### TASK
Leave out the pictures and set down exactly the lines from the start of the listing through the one with "from matplotlib.patches import Rectangle", both included.

-- start RECORDS SUPPLIED --

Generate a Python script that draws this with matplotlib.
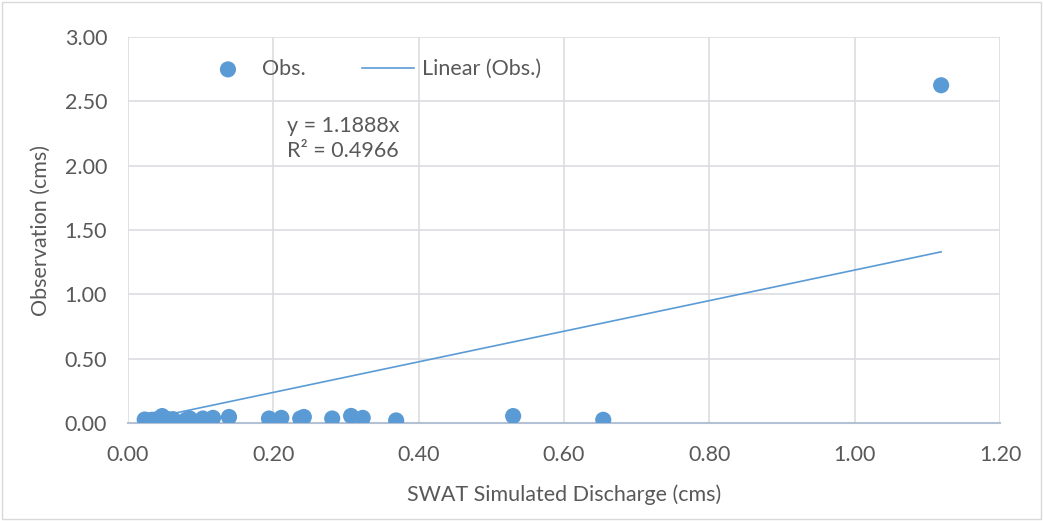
import numpy as np
import matplotlib.pyplot as plt
from matplotlib.patches import Rectangle

sim_q = [0.023, 0.030, 0.033, 0.040, 0.047, 0.055, 0.062, 0.080, 0.085,
         0.103, 0.117, 0.139, 0.194, 0.211, 0.237, 0.242, 0.281, 0.307,
         0.323, 0.369, 0.530, 0.654, 1.119]
obs_q = [0.027, 0.020, 0.025, 0.030, 0.054, 0.030, 0.030, 0.025, 0.035,
         0.035, 0.040, 0.047, 0.035, 0.040, 0.035, 0.047, 0.035, 0.055,
         0.040, 0.020, 0.054, 0.025, 2.625]

slope = 1.1888
r2 = 0.4966

x_ticks = [0.0, 0.2, 0.4, 0.6, 0.8, 1.0, 1.2]
y_ticks = [0.0, 0.5, 1.0, 1.5, 2.0, 2.5, 3.0]

blue = '#5b9bd5'
grid_col = '#dadde2'
text_col = '#595959'
fs = 15.5

plt.rcParams['font.family'] = ['Lato', 'DejaVu Sans']

fig = plt.figure(figsize=(10.43, 5.21), dpi=100)
ax = fig.add_axes([128 / 1043, 98 / 521, 872 / 1043, 386 / 521])

# trendline through origin, from min x to max x
xs = np.array([min(sim_q), max(sim_q)])
trend, = ax.plot(xs, slope * xs, color=blue, lw=1.2, zorder=2)
pts = ax.scatter(sim_q, obs_q, s=135, color=blue, zorder=3,
                 edgecolors='none')

ax.set_xlim(0, 1.2)
ax.set_ylim(0, 3.0)
ax.set_xticks(x_ticks)
ax.set_yticks(y_ticks)
ax.set_xticklabels([f'{v:.2f}' for v in x_ticks])
ax.set_yticklabels([f'{v:.2f}' for v in y_ticks])
ax.tick_params(length=0, labelsize=fs, colors=text_col)
ax.tick_params(axis='x', pad=16)
ax.tick_params(axis='y', pad=15)
ax.grid(True, color=grid_col, lw=1.2)
ax.set_axisbelow(True)
for side in ['top', 'right', 'left']:
    ax.spines[side].set_visible(False)
ax.spines['bottom'].set_color('#b4c0d4')
ax.spines['bottom'].set_linewidth(1.5)

ax.set_xlabel('SWAT Simulated Discharge (cms)', fontsize=fs, color=text_col,
              labelpad=14)
ax.set_ylabel('Observation (cms)', fontsize=fs, color=text_col, labelpad=10)

ax.legend([pts, trend], ['Obs.', 'Linear (Obs.)'], loc='center left',
          bbox_to_anchor=(0.085, 0.917), ncol=2, frameon=False,
          fontsize=fs, labelcolor=text_col, handlelength=2.4,
          columnspacing=2.6, handletextpad=0.4, borderpad=0,
          borderaxespad=0)

ax.text(0.182, 0.795, f'y = {slope}x\nR² = {r2}', transform=ax.transAxes,
        fontsize=fs, color=text_col, va='top', linespacing=1.32)

# light border around the chart area
fig.patches.append(Rectangle((0.002, 0.004), 0.996, 0.992,
                             transform=fig.transFigure, fill=False,
                             edgecolor='#d9d9d9', lw=1))

fig.savefig('out.png', dpi=100)
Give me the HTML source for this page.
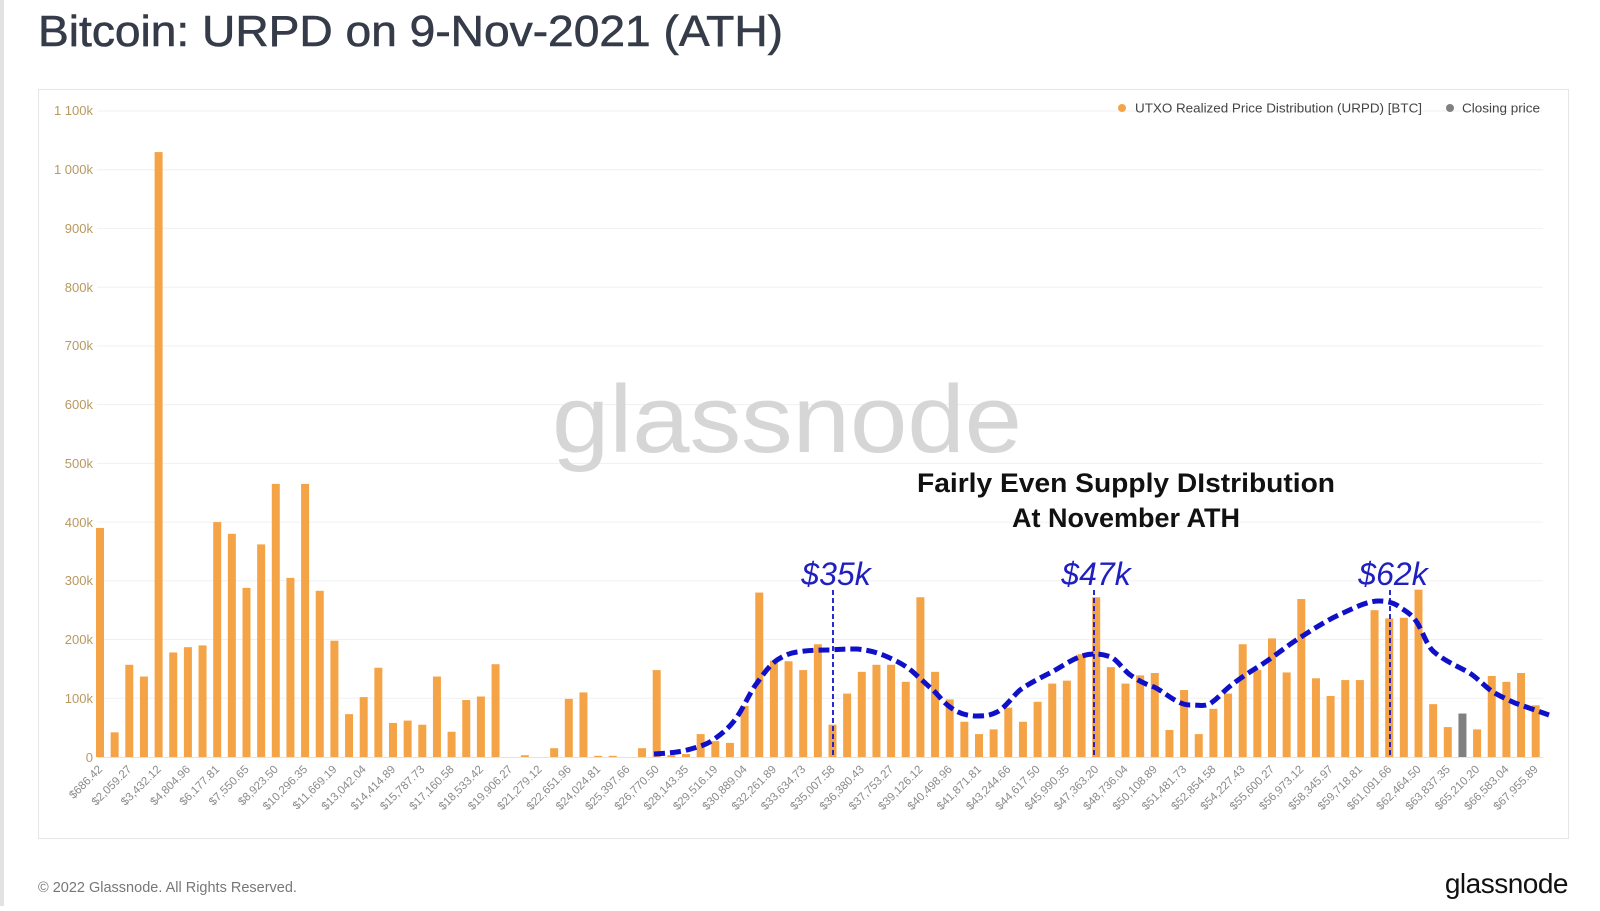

-- end RECORDS SUPPLIED --

### ANSWER TO THIS PROBLEM
Generate a Python script that draws this with matplotlib.
import numpy as np
import matplotlib.pyplot as plt
from matplotlib.patches import Rectangle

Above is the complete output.